EXERCISE DESCRIPTION. Without the images, output each record below as it stands.

:: PROVIDED ENTRIES ::

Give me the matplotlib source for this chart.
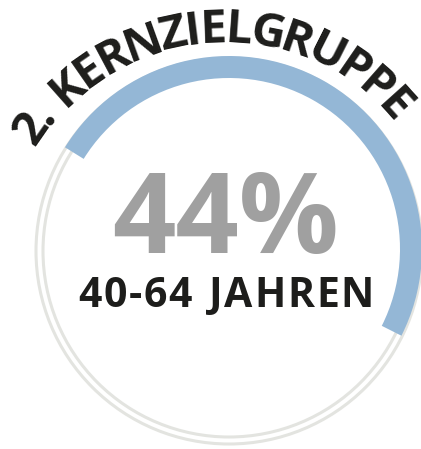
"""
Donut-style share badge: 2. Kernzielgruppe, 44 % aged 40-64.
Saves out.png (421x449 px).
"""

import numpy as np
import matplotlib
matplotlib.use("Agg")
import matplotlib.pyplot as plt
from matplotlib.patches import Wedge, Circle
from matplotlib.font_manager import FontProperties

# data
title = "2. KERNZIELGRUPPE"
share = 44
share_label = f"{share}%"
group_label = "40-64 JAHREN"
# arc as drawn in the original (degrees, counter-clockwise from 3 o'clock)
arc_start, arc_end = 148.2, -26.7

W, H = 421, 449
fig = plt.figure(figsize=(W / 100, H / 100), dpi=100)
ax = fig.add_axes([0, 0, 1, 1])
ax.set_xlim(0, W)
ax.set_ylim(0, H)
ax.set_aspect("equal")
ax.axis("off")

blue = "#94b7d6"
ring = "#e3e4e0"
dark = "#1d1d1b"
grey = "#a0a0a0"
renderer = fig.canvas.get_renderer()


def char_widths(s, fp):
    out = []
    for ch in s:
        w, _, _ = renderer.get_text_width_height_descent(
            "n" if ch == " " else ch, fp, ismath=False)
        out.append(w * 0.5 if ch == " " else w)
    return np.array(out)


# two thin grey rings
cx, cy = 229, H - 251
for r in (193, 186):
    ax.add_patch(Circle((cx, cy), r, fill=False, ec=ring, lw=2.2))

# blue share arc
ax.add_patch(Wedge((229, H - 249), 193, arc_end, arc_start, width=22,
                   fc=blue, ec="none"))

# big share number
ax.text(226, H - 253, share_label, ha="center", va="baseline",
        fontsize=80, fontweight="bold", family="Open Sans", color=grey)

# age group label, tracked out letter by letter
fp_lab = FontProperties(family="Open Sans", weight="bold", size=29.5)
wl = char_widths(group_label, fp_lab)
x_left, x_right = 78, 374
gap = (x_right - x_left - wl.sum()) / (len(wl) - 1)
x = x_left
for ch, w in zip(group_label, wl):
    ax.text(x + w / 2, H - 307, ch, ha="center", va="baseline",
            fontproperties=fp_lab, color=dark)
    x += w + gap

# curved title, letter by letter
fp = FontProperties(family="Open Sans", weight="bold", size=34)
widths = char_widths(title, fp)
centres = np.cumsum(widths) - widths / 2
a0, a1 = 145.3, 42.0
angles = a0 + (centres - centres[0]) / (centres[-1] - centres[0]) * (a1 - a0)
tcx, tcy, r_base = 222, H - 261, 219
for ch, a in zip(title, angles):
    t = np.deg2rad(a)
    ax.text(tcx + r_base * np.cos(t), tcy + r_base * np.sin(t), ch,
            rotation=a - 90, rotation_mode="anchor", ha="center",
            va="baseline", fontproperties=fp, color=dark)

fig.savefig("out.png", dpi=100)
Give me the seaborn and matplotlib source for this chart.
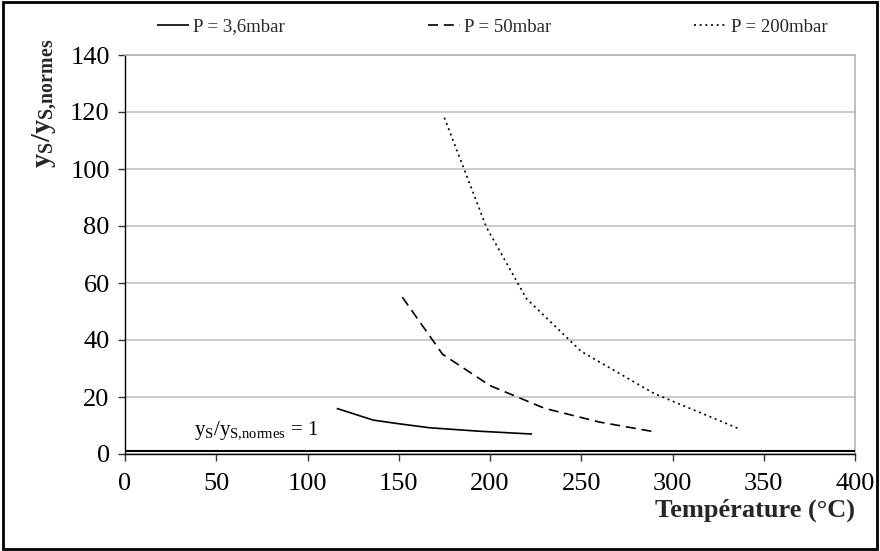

:::

WRITTEN RESPONSE.
Give me the matplotlib source for this chart.
"""
Donut-style share badge: 2. Kernzielgruppe, 44 % aged 40-64.
Saves out.png (421x449 px).
"""

import numpy as np
import matplotlib
matplotlib.use("Agg")
import matplotlib.pyplot as plt
from matplotlib.patches import Wedge, Circle
from matplotlib.font_manager import FontProperties

# data
title = "2. KERNZIELGRUPPE"
share = 44
share_label = f"{share}%"
group_label = "40-64 JAHREN"
# arc as drawn in the original (degrees, counter-clockwise from 3 o'clock)
arc_start, arc_end = 148.2, -26.7

W, H = 421, 449
fig = plt.figure(figsize=(W / 100, H / 100), dpi=100)
ax = fig.add_axes([0, 0, 1, 1])
ax.set_xlim(0, W)
ax.set_ylim(0, H)
ax.set_aspect("equal")
ax.axis("off")

blue = "#94b7d6"
ring = "#e3e4e0"
dark = "#1d1d1b"
grey = "#a0a0a0"
renderer = fig.canvas.get_renderer()


def char_widths(s, fp):
    out = []
    for ch in s:
        w, _, _ = renderer.get_text_width_height_descent(
            "n" if ch == " " else ch, fp, ismath=False)
        out.append(w * 0.5 if ch == " " else w)
    return np.array(out)


# two thin grey rings
cx, cy = 229, H - 251
for r in (193, 186):
    ax.add_patch(Circle((cx, cy), r, fill=False, ec=ring, lw=2.2))

# blue share arc
ax.add_patch(Wedge((229, H - 249), 193, arc_end, arc_start, width=22,
                   fc=blue, ec="none"))

# big share number
ax.text(226, H - 253, share_label, ha="center", va="baseline",
        fontsize=80, fontweight="bold", family="Open Sans", color=grey)

# age group label, tracked out letter by letter
fp_lab = FontProperties(family="Open Sans", weight="bold", size=29.5)
wl = char_widths(group_label, fp_lab)
x_left, x_right = 78, 374
gap = (x_right - x_left - wl.sum()) / (len(wl) - 1)
x = x_left
for ch, w in zip(group_label, wl):
    ax.text(x + w / 2, H - 307, ch, ha="center", va="baseline",
            fontproperties=fp_lab, color=dark)
    x += w + gap

# curved title, letter by letter
fp = FontProperties(family="Open Sans", weight="bold", size=34)
widths = char_widths(title, fp)
centres = np.cumsum(widths) - widths / 2
a0, a1 = 145.3, 42.0
angles = a0 + (centres - centres[0]) / (centres[-1] - centres[0]) * (a1 - a0)
tcx, tcy, r_base = 222, H - 261, 219
for ch, a in zip(title, angles):
    t = np.deg2rad(a)
    ax.text(tcx + r_base * np.cos(t), tcy + r_base * np.sin(t), ch,
            rotation=a - 90, rotation_mode="anchor", ha="center",
            va="baseline", fontproperties=fp, color=dark)

fig.savefig("out.png", dpi=100)
Give me the seaborn and matplotlib source for this chart.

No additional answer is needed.